Many states have adopted section 3-312 of the Uniform Commercial Code (UCC), which provides a framework for handling lost, stolen and destroyed cashier's, teller's, and certified checks. New York has inserted similar provisions in section 4-406 of its version of the UCC.|
In states that have adopted this language, the remitter or payee of a cashier's check who has had possession of the check, may make a statement under the penalties of perjury that the check has been lost, stolen or destroyed, and make a claim for the amount. The claim becomes enforceable ninety days after the date the check was issued. Once the claim is enforceable, if the original check has not been paid, the bank that issued the cashier's check becomes obligated to pay the claim, and is no longer obligated to pay the original check.

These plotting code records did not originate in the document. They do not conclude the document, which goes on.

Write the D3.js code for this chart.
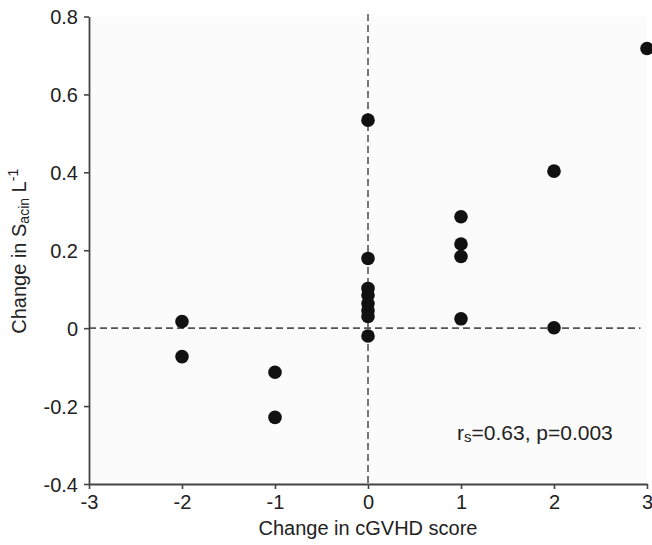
<!DOCTYPE html>
<html>
<head>
<meta charset="utf-8">
<script src="https://cdn.jsdelivr.net/npm/d3@7"></script>
<style>
  body { margin: 0; background: #fff; }
  svg text { font-family: "Liberation Sans", Arial, sans-serif; fill: #222; }
</style>
</head>
<body>
<svg id="chart" width="652" height="545"></svg>
<script>
// Change in cGVHD score (x) vs change in Sacin L^-1 (y)
const scoreChange = [-2, -2, -1, -1, 0, 0, 0, 0, 0, 0, 0, 0, 1, 1, 1, 1, 2, 2, 3];
const sacinChange = [0.017, -0.073, -0.113, -0.229, 0.534, 0.179, 0.102, 0.085, 0.063, 0.045, 0.030, -0.020, 0.286, 0.216, 0.184, 0.024, 0.403, 0.001, 0.718];
const xTicks = [-3, -2, -1, 0, 1, 2, 3];
const yTicks = [-0.4, -0.2, 0, 0.2, 0.4, 0.6, 0.8];
const xTickLabels = ["-3", "-2", "-1", "0", "1", "2", "3"];
const yTickLabels = ["-0.4", "-0.2", "0", "0.2", "0.4", "0.6", "0.8"];

const svg = d3.select("#chart");
const plotL = 89, plotR = 647, plotT = 16.5, plotB = 484;

const x = d3.scaleLinear().domain([-3, 3]).range([plotL, plotR]);
const y = d3.scaleLinear().domain([-0.4, 0.8]).range([plotB, plotT]);

// plot background
svg.append("rect")
  .attr("x", plotL).attr("y", plotT)
  .attr("width", plotR - plotL).attr("height", plotB - plotT)
  .attr("fill", "#fbfbfb");

// reference lines at zero
svg.append("line")
  .attr("x1", x(-3)).attr("x2", x(2.93))
  .attr("y1", y(0)).attr("y2", y(0))
  .attr("stroke", "#555").attr("stroke-width", 1.6)
  .attr("stroke-dasharray", "7,4");
svg.append("line")
  .attr("x1", x(0)).attr("x2", x(0))
  .attr("y1", 14).attr("y2", y(-0.4))
  .attr("stroke", "#555").attr("stroke-width", 1.6)
  .attr("stroke-dasharray", "7,4");

// axes
const yAxis = svg.append("g")
  .attr("transform", `translate(${plotL},0)`)
  .call(d3.axisLeft(y).tickValues(yTicks).tickSize(5).tickSizeOuter(0).tickPadding(6)
    .tickFormat((d, i) => yTickLabels[i]));
const xAxis = svg.append("g")
  .attr("transform", `translate(0,${plotB})`)
  .call(d3.axisBottom(x).tickValues(xTicks).tickSize(5).tickSizeOuter(0).tickPadding(6)
    .tickFormat((d, i) => xTickLabels[i]));

[yAxis, xAxis].forEach(g => {
  g.select(".domain").attr("stroke", "#444").attr("stroke-width", 1.8);
  g.selectAll(".tick line").attr("stroke", "#444").attr("stroke-width", 1.6);
  g.selectAll(".tick text")
    .attr("font-size", 20)
    .attr("fill", "#222")
    .style("font-family", "'Liberation Sans', Arial, sans-serif");
});
yAxis.selectAll(".tick text").attr("dy", "0.36em");
xAxis.selectAll(".tick text").attr("dy", "0.72em");

// points
svg.append("g").selectAll("circle")
  .data(scoreChange.map((s, i) => [s, sacinChange[i]]))
  .join("circle")
  .attr("cx", d => x(d[0]))
  .attr("cy", d => y(d[1]))
  .attr("r", 6.8)
  .attr("fill", "#111");

// axis titles
svg.append("text")
  .attr("x", x(0)).attr("y", 535)
  .attr("text-anchor", "middle")
  .attr("font-size", 20)
  .text("Change in cGVHD score");

const yLabel = svg.append("text")
  .attr("transform", `translate(26,${(plotT + plotB) / 2 + 1}) rotate(-90)`)
  .attr("text-anchor", "middle")
  .attr("font-size", 20);
yLabel.append("tspan").text("Change in S");
yLabel.append("tspan").attr("font-size", 14).attr("dy", 3).text("acin");
yLabel.append("tspan").attr("dy", -3).text(" L");
yLabel.append("tspan").attr("font-size", 14).attr("dy", -8).text("-1");

// correlation annotation
const note = svg.append("text")
  .attr("x", 457).attr("y", 440)
  .attr("font-size", 21);
note.append("tspan").text("r");
note.append("tspan").attr("font-size", 15).attr("dy", 2).text("s");
note.append("tspan").attr("dy", -2).text("=0.63, p=0.003");
</script>
</body>
</html>
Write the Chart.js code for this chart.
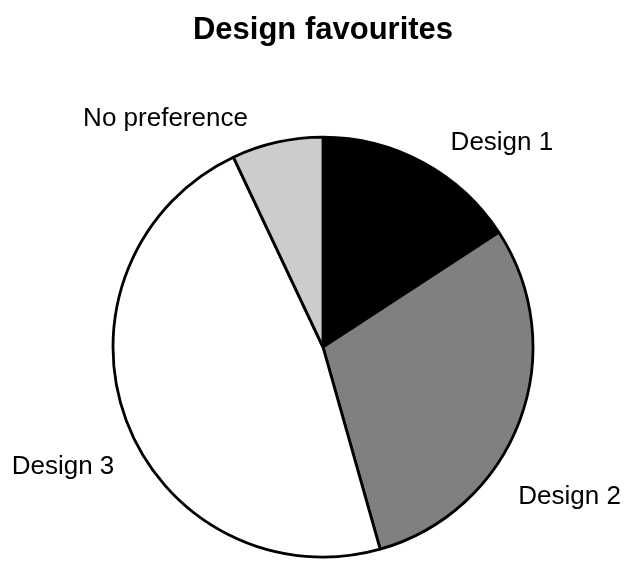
<!DOCTYPE html>
<html>
<head>
<meta charset="utf-8">
<script src="https://cdn.jsdelivr.net/npm/chart.js@4/dist/chart.umd.min.js"></script>
<style>
  html, body { margin: 0; padding: 0; background: #ffffff; }
  #wrap { width: 624px; height: 562px; }
</style>
</head>
<body>
<div id="wrap"><canvas id="c" width="624" height="562"></canvas></div>
<script>
const categories = ["Design 1", "Design 2", "Design 3", "No preference"];
const votes = [9, 17, 27, 4];
const sliceColors = ["#000000", "#808080", "#ffffff", "#cccccc"];

// label placement relative to pie centre, in units of the pie radius
const labelPlacement = [
  { fx: 0.852, fy: -0.974 },
  { fx: 1.174, fy: 0.715 },
  { fx: -1.238, fy: 0.572 },
  { fx: -0.750, fy: -1.087 }
];

const outsideLabels = {
  id: 'outsideLabels',
  afterDatasetsDraw(chart) {
    const ctx = chart.ctx;
    const meta = chart.getDatasetMeta(0);
    ctx.save();
    ctx.font = '26px "Liberation Sans", Arial, sans-serif';
    ctx.fillStyle = '#000000';
    ctx.textAlign = 'center';
    ctx.textBaseline = 'middle';
    meta.data.forEach((arc, i) => {
      const p = labelPlacement[i];
      const r = arc.outerRadius;
      ctx.fillText(chart.data.labels[i], arc.x + p.fx * r, arc.y + p.fy * r);
    });
    ctx.restore();
  }
};

new Chart(document.getElementById('c'), {
  type: 'pie',
  data: {
    labels: categories,
    datasets: [{
      data: votes,
      backgroundColor: sliceColors,
      borderColor: '#000000',
      borderWidth: 2.8
    }]
  },
  options: {
    responsive: false,
    animation: false,
    radius: 210,
    layout: { padding: { left: 22, right: 0, top: 0, bottom: 0 } },
    plugins: {
      legend: { display: false },
      tooltip: { enabled: false },
      title: {
        display: true,
        text: 'Design favourites',
        color: '#000000',
        font: { family: '"Liberation Sans", Arial, sans-serif', size: 31, weight: 'bold', lineHeight: 1.2 },
        padding: { top: 12, bottom: 83 }
      }
    }
  },
  plugins: [outsideLabels]
});
</script>
</body>
</html>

If the bank decides to honor the claim before it becomes enforceable, or if the bank decides to honor a similar claim in a state that has not adopted the section 3-312 language in its version of the UCC, the bank risks having to honor the original check and having to make the payment twice. These banks often require security from the person making the claim, sometimes in the form of a security bond that is expensive and hard to obtain.
In states that have not adopted the Section 3-312 language, the issuing bank doesn't have to honor any form of lost, stolen or destroyed claim. Contact the bank that issued your cashier's check to find out how to proceed.